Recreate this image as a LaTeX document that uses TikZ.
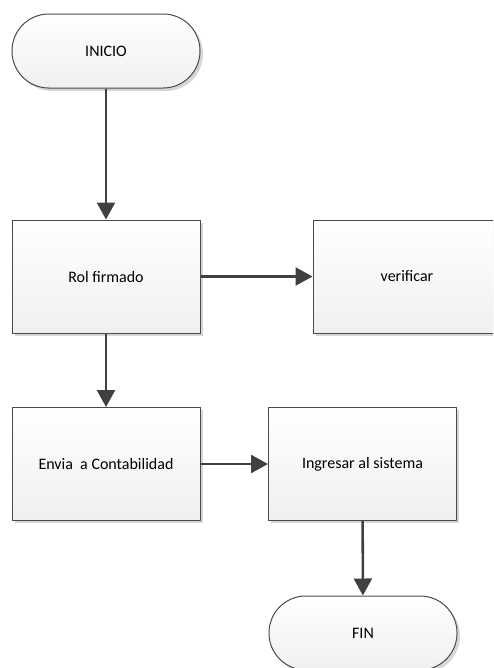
\documentclass[tikz,border=0pt]{standalone}
\usepackage{fontspec}
\setmainfont{Carlito}
\usepackage{tikz}
\usetikzlibrary{arrows.meta,positioning,shadows}
\definecolor{edge}{HTML}{4A4A4A}
\definecolor{flow}{HTML}{404040}

\begin{document}
\begin{tikzpicture}[x=0.75pt,y=-0.75pt,font=\fontsize{12}{14}\selectfont,
  flowarrow/.style={-{Triangle[length=12.75pt,width=13.5pt]},line width=1.9pt,draw=flow},
  shaded/.style={draw=edge,line width=0.75pt,top color=white,bottom color=black!6,
    drop shadow={shadow xshift=2.2pt,shadow yshift=-2.2pt,fill=black!16,opacity=1}},
  terminal/.style={shaded,rounded corners=27.6pt,minimum width=141pt,minimum height=55.5pt,inner sep=2pt,align=center},
  process/.style={shaded,minimum width=141pt,minimum height=84.75pt,inner sep=2pt,align=center}]
\clip (0,0) rectangle (493,668);
\node[terminal] (ini) at (106,51) {INICIO};
\node[process] (rol) at (106,276.5) {Rol firmado};
\node[process] (ver) at (407,276.5) {verificar};
\node[process] (env) at (106,464) {Envia\ \ a Contabilidad};
\node[process] (ing) at (362.5,464) {Ingresar al sistema};
\node[terminal] (fin) at (363,633) {FIN};
\draw[flowarrow] (ini) -- (rol);
\draw[flowarrow] (rol) -- (ver);
\draw[flowarrow] (rol) -- (env);
\draw[flowarrow] (env) -- (ing);
\draw[flowarrow] (ing) -- (fin);
\end{tikzpicture}
\end{document}
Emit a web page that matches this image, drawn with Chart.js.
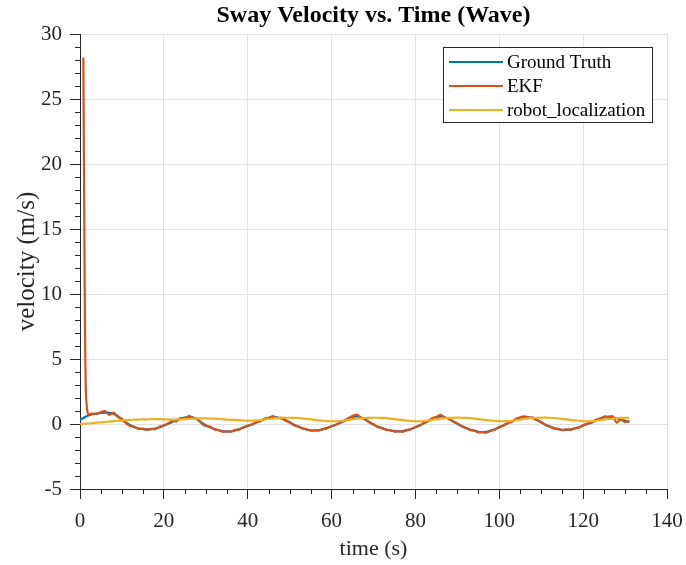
<!DOCTYPE html>
<html>
<head>
<meta charset="utf-8">
<title>Sway Velocity vs. Time (Wave)</title>
<script src="https://cdn.jsdelivr.net/npm/chart.js@4.4.1/dist/chart.umd.min.js"></script>
<style>
  html, body { margin: 0; padding: 0; background: #fff; }
  #wrap { width: 686px; height: 565px; }
</style>
</head>
<body>
<div id="wrap"><canvas id="swayChart"></canvas></div>
<script>
// Series names and colours (MATLAB default line order)
const seriesNames = ['Ground Truth', 'EKF', 'robot_localization'];
const seriesColors = ['#0072BD', '#D95319', '#EDB120'];

// Tick labels
const xTicks = [0, 20, 40, 60, 80, 100, 120, 140];
const yTicks = [-5, 0, 5, 10, 15, 20, 25, 30];

// Sample times (s) shared by ground truth and robot_localization
const sampleTime = [
  0, 1, 2, 3, 4, 5, 6, 7, 8, 9,
  10, 11, 12, 13, 14, 15, 16, 17, 18, 19,
  20, 21, 22, 23, 24, 25, 26, 27, 28, 29,
  30, 31, 32, 33, 34, 35, 36, 37, 38, 39,
  40, 41, 42, 43, 44, 45, 46, 47, 48, 49,
  50, 51, 52, 53, 54, 55, 56, 57, 58, 59,
  60, 61, 62, 63, 64, 65, 66, 67, 68, 69,
  70, 71, 72, 73, 74, 75, 76, 77, 78, 79,
  80, 81, 82, 83, 84, 85, 86, 87, 88, 89,
  90, 91, 92, 93, 94, 95, 96, 97, 98, 99,
  100, 101, 102, 103, 104, 105, 106, 107, 108, 109,
  110, 111, 112, 113, 114, 115, 116, 117, 118, 119,
  120, 121, 122, 123, 124, 125, 126, 127, 128, 129,
  130, 131
];

// Ground truth sway velocity (m/s)
const groundTruth = [
  0.3, 0.5, 0.65, 0.75, 0.8, 0.85, 0.88, 0.85, 0.8, 0.6,
  0.35, 0.1, -0.1, -0.25, -0.35, -0.4, -0.42, -0.4, -0.35, -0.25,
  -0.12, 0.02, 0.15, 0.3, 0.42, 0.5, 0.55, 0.5, 0.35, 0.1,
  -0.1, -0.25, -0.38, -0.48, -0.55, -0.58, -0.56, -0.5, -0.4, -0.28,
  -0.15, -0.03, 0.1, 0.25, 0.38, 0.48, 0.55, 0.52, 0.42, 0.3,
  0.12, -0.05, -0.2, -0.32, -0.42, -0.48, -0.5, -0.48, -0.4, -0.3,
  -0.18, -0.05, 0.08, 0.25, 0.42, 0.55, 0.58, 0.5, 0.35, 0.15,
  -0.05, -0.2, -0.32, -0.42, -0.5, -0.55, -0.57, -0.55, -0.48, -0.38,
  -0.25, -0.1, 0.05, 0.22, 0.4, 0.52, 0.58, 0.52, 0.38, 0.2,
  0.02, -0.15, -0.3, -0.42, -0.52, -0.6, -0.63, -0.6, -0.52, -0.4,
  -0.25, -0.1, 0.05, 0.2, 0.35, 0.48, 0.55, 0.52, 0.45, 0.3,
  0.12, -0.05, -0.2, -0.32, -0.4, -0.45, -0.45, -0.42, -0.35, -0.25,
  -0.12, 0.0, 0.12, 0.28, 0.42, 0.5, 0.55, 0.52, 0.45, 0.35,
  0.25, 0.12
];

// robot_localization estimate (m/s)
const robotLocalization = [
  0, 0.02, 0.04, 0.07, 0.1, 0.13, 0.16, 0.19, 0.22, 0.25,
  0.28, 0.3, 0.32, 0.33, 0.34, 0.35, 0.36, 0.37, 0.37, 0.37,
  0.36, 0.35, 0.34, 0.34, 0.35, 0.37, 0.39, 0.41, 0.42, 0.43,
  0.43, 0.42, 0.41, 0.39, 0.37, 0.34, 0.32, 0.3, 0.28, 0.27,
  0.26, 0.26, 0.28, 0.31, 0.35, 0.39, 0.42, 0.45, 0.47, 0.48,
  0.48, 0.47, 0.46, 0.43, 0.4, 0.36, 0.32, 0.28, 0.25, 0.22,
  0.21, 0.21, 0.23, 0.27, 0.32, 0.37, 0.41, 0.44, 0.46, 0.47,
  0.48, 0.48, 0.47, 0.45, 0.42, 0.38, 0.34, 0.3, 0.26, 0.23,
  0.21, 0.21, 0.23, 0.27, 0.32, 0.37, 0.41, 0.45, 0.47, 0.48,
  0.49, 0.48, 0.47, 0.45, 0.42, 0.38, 0.34, 0.3, 0.27, 0.24,
  0.22, 0.21, 0.22, 0.25, 0.29, 0.34, 0.39, 0.43, 0.46, 0.48,
  0.49, 0.49, 0.48, 0.46, 0.43, 0.4, 0.36, 0.32, 0.28, 0.25,
  0.22, 0.21, 0.22, 0.25, 0.29, 0.34, 0.38, 0.42, 0.45, 0.47,
  0.48, 0.48
];

// EKF sample times (s), starting with the initial transient
const ekfTime = [
  0.8, 1.0, 1.2, 1.4, 1.7,
  2, 3, 4, 5, 6, 7, 8, 9,
  10, 11, 12, 13, 14, 15, 16, 17, 18, 19,
  20, 21, 22, 23, 24, 25, 26, 27, 28, 29,
  30, 31, 32, 33, 34, 35, 36, 37, 38, 39,
  40, 41, 42, 43, 44, 45, 46, 47, 48, 49,
  50, 51, 52, 53, 54, 55, 56, 57, 58, 59,
  60, 61, 62, 63, 64, 65, 66, 67, 68, 69,
  70, 71, 72, 73, 74, 75, 76, 77, 78, 79,
  80, 81, 82, 83, 84, 85, 86, 87, 88, 89,
  90, 91, 92, 93, 94, 95, 96, 97, 98, 99,
  100, 101, 102, 103, 104, 105, 106, 107, 108, 109,
  110, 111, 112, 113, 114, 115, 116, 117, 118, 119,
  120, 121, 122, 123, 124, 125, 126, 127, 128, 129,
  130, 131
];

// EKF estimate (m/s)
const ekfVelocity = [
  28.2, 17, 7, 2.5, 1.1,
  0.75, 0.8, 0.78, 0.92, 1.0, 0.7, 0.88, 0.55,
  0.4, 0.05, -0.15, -0.22, -0.38, -0.35, -0.45, -0.38, -0.4, -0.2,
  -0.1, 0.05, 0.25, 0.2, 0.45, 0.42, 0.62, 0.45, 0.4, 0.05,
  -0.15, -0.2, -0.42, -0.45, -0.6, -0.55, -0.6, -0.45, -0.42, -0.25,
  -0.12, -0.05, 0.15, 0.22, 0.42, 0.45, 0.6, 0.45, 0.48, 0.25,
  0.15, -0.1, -0.18, -0.35, -0.4, -0.52, -0.48, -0.5, -0.38, -0.32,
  -0.15, -0.08, 0.12, 0.22, 0.45, 0.62, 0.72, 0.48, 0.38, 0.12,
  -0.02, -0.25, -0.3, -0.45, -0.48, -0.58, -0.55, -0.6, -0.45, -0.4,
  -0.22, -0.12, 0.08, 0.2, 0.45, 0.55, 0.7, 0.5, 0.42, 0.18,
  0.05, -0.18, -0.28, -0.45, -0.5, -0.65, -0.62, -0.66, -0.5, -0.42,
  -0.22, -0.12, 0.08, 0.18, 0.4, 0.52, 0.58, 0.48, 0.5, 0.28,
  0.15, -0.08, -0.18, -0.35, -0.38, -0.48, -0.42, -0.45, -0.32, -0.28,
  -0.1, 0.03, 0.1, 0.32, 0.4, 0.58, 0.55, 0.6, 0.1, 0.38,
  0.15, 0.25
];

const chartTitle = 'Sway Velocity vs. Time (Wave)';
const serif = "'Liberation Serif', 'Times New Roman', serif";
const axisInk = '#262626';
const gridInk = '#e2e2e2';

function toPoints(xs, ys) {
  return xs.map((x, i) => ({ x: x, y: ys[i] }));
}

// Bold title centred over the plot area (not the whole canvas)
const plotTitle = {
  id: 'plotTitle',
  afterDraw(chart) {
    const ctx = chart.ctx;
    const area = chart.chartArea;
    ctx.save();
    ctx.font = 'bold 24px ' + serif;
    ctx.fillStyle = '#000';
    ctx.textAlign = 'center';
    ctx.textBaseline = 'middle';
    ctx.fillText(chartTitle, (area.left + area.right) / 2, 16);
    ctx.restore();
  }
};

// Short outward minor ticks, like MATLAB's minor tick marks
const minorTicks = {
  id: 'minorTicks',
  afterDraw(chart) {
    const ctx = chart.ctx;
    const xs = chart.scales.x;
    const ys = chart.scales.y;
    const area = chart.chartArea;
    ctx.save();
    ctx.strokeStyle = axisInk;
    ctx.lineWidth = 1;
    ctx.beginPath();
    for (let v = xs.min; v <= xs.max; v += 5) {
      if (v % 20 === 0) continue;
      const px = Math.round(xs.getPixelForValue(v)) + 0.5;
      ctx.moveTo(px, area.bottom);
      ctx.lineTo(px, area.bottom + 5);
    }
    for (let v = ys.min; v <= ys.max; v += 1) {
      if (v % 5 === 0) continue;
      const py = Math.round(ys.getPixelForValue(v)) + 0.5;
      ctx.moveTo(area.left, py);
      ctx.lineTo(area.left - 5, py);
    }
    ctx.stroke();
    ctx.restore();
  }
};

// Boxed legend in the upper right of the plot area
const boxedLegend = {
  id: 'boxedLegend',
  afterDatasetsDraw(chart) {
    const ctx = chart.ctx;
    const area = chart.chartArea;
    const width = 209;
    const rowGap = 24;
    const height = 75;
    const right = area.right - 15;
    const left = right - width;
    const top = area.top + 13;

    ctx.save();
    ctx.fillStyle = '#fff';
    ctx.fillRect(left, top, width, height);
    ctx.strokeStyle = axisInk;
    ctx.lineWidth = 1;
    ctx.strokeRect(Math.round(left) + 0.5, Math.round(top) + 0.5, width, height);

    ctx.font = '19px ' + serif;
    ctx.textAlign = 'left';
    ctx.textBaseline = 'middle';
    seriesNames.forEach((name, i) => {
      const y = top + 15 + i * rowGap;
      ctx.strokeStyle = seriesColors[i];
      ctx.lineWidth = 2;
      ctx.beginPath();
      ctx.moveTo(left + 6, y);
      ctx.lineTo(left + 60, y);
      ctx.stroke();
      ctx.fillStyle = '#000';
      ctx.fillText(name, left + 64, y + 1);
    });
    ctx.restore();
  }
};

document.addEventListener('DOMContentLoaded', function() {
  const canvas = document.getElementById('swayChart');

  new Chart(canvas, {
    type: 'line',
    data: {
      datasets: [{
        label: seriesNames[0],
        data: toPoints(sampleTime, groundTruth),
        borderColor: seriesColors[0],
        borderWidth: 2.2,
        tension: 0.35,
        order: 3
      }, {
        label: seriesNames[1],
        data: toPoints(ekfTime, ekfVelocity),
        borderColor: seriesColors[1],
        borderWidth: 2.2,
        tension: 0.2,
        order: 2
      }, {
        label: seriesNames[2],
        data: toPoints(sampleTime, robotLocalization),
        borderColor: seriesColors[2],
        borderWidth: 2.2,
        tension: 0.4,
        order: 1
      }]
    },
    options: {
      responsive: true,
      maintainAspectRatio: false,
      animation: false,
      devicePixelRatio: 1,
      elements: {
        point: { radius: 0 }
      },
      layout: {
        padding: { left: 0, right: 19, top: 34, bottom: 0 }
      },
      scales: {
        x: {
          type: 'linear',
          min: 0,
          max: 140,
          afterBuildTicks: (scale) => {
            scale.ticks = xTicks.map(v => ({ value: v }));
          },
          afterFit: (scale) => {
            // fixed axis band; the end labels may overhang the plot edges
            scale.height = 76;
            scale.paddingLeft = 0;
            scale.paddingRight = 0;
          },
          grid: {
            color: gridInk,
            tickColor: axisInk,
            tickLength: 10,
            drawTicks: true
          },
          border: { display: true, color: axisInk, width: 1 },
          ticks: {
            autoSkip: false,
            maxRotation: 0,
            padding: 10,
            color: axisInk,
            font: { family: serif, size: 21 }
          },
          title: {
            display: true,
            text: 'time (s)',
            color: axisInk,
            font: { family: serif, size: 22 },
            padding: { top: 0, bottom: 3 }
          }
        },
        y: {
          type: 'linear',
          min: -5,
          max: 30,
          afterBuildTicks: (scale) => {
            scale.ticks = yTicks.map(v => ({ value: v }));
          },
          afterFit: (scale) => {
            scale.width = 80;
            scale.paddingTop = 0;
            scale.paddingBottom = 0;
          },
          grid: {
            color: gridInk,
            tickColor: axisInk,
            tickLength: 10,
            drawTicks: true
          },
          border: { display: true, color: axisInk, width: 1 },
          ticks: {
            autoSkip: false,
            padding: 8,
            color: axisInk,
            font: { family: serif, size: 21 }
          },
          title: {
            display: true,
            text: 'velocity (m/s)',
            color: axisInk,
            font: { family: serif, size: 25 },
            padding: { top: 12, bottom: 0 }
          }
        }
      },
      plugins: {
        legend: { display: false },
        tooltip: { enabled: false },
        title: { display: false }
      }
    },
    plugins: [plotTitle, minorTicks, boxedLegend]
  });
});
</script>
</body>
</html>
════
→ **WHAT IS NEEDED**
Take the lines above from the top of the records through the one with "const yTicks = [-5, 0, 5, 10, 15, 20, 25, 30];" and repeat them exactly, without any pictures.

→ **OUTPUT OF THE TASK**
Recreate this image as a LaTeX document that uses TikZ.
\documentclass[tikz,border=0pt]{standalone}
\usepackage{fontspec}
\setmainfont{Carlito}
\usepackage{tikz}
\usetikzlibrary{arrows.meta,positioning,shadows}
\definecolor{edge}{HTML}{4A4A4A}
\definecolor{flow}{HTML}{404040}

\begin{document}
\begin{tikzpicture}[x=0.75pt,y=-0.75pt,font=\fontsize{12}{14}\selectfont,
  flowarrow/.style={-{Triangle[length=12.75pt,width=13.5pt]},line width=1.9pt,draw=flow},
  shaded/.style={draw=edge,line width=0.75pt,top color=white,bottom color=black!6,
    drop shadow={shadow xshift=2.2pt,shadow yshift=-2.2pt,fill=black!16,opacity=1}},
  terminal/.style={shaded,rounded corners=27.6pt,minimum width=141pt,minimum height=55.5pt,inner sep=2pt,align=center},
  process/.style={shaded,minimum width=141pt,minimum height=84.75pt,inner sep=2pt,align=center}]
\clip (0,0) rectangle (493,668);
\node[terminal] (ini) at (106,51) {INICIO};
\node[process] (rol) at (106,276.5) {Rol firmado};
\node[process] (ver) at (407,276.5) {verificar};
\node[process] (env) at (106,464) {Envia\ \ a Contabilidad};
\node[process] (ing) at (362.5,464) {Ingresar al sistema};
\node[terminal] (fin) at (363,633) {FIN};
\draw[flowarrow] (ini) -- (rol);
\draw[flowarrow] (rol) -- (ver);
\draw[flowarrow] (rol) -- (env);
\draw[flowarrow] (env) -- (ing);
\draw[flowarrow] (ing) -- (fin);
\end{tikzpicture}
\end{document}
Emit a web page that matches this image, drawn with Chart.js.
<!DOCTYPE html>
<html>
<head>
<meta charset="utf-8">
<title>Sway Velocity vs. Time (Wave)</title>
<script src="https://cdn.jsdelivr.net/npm/chart.js@4.4.1/dist/chart.umd.min.js"></script>
<style>
  html, body { margin: 0; padding: 0; background: #fff; }
  #wrap { width: 686px; height: 565px; }
</style>
</head>
<body>
<div id="wrap"><canvas id="swayChart"></canvas></div>
<script>
// Series names and colours (MATLAB default line order)
const seriesNames = ['Ground Truth', 'EKF', 'robot_localization'];
const seriesColors = ['#0072BD', '#D95319', '#EDB120'];

// Tick labels
const xTicks = [0, 20, 40, 60, 80, 100, 120, 140];
const yTicks = [-5, 0, 5, 10, 15, 20, 25, 30];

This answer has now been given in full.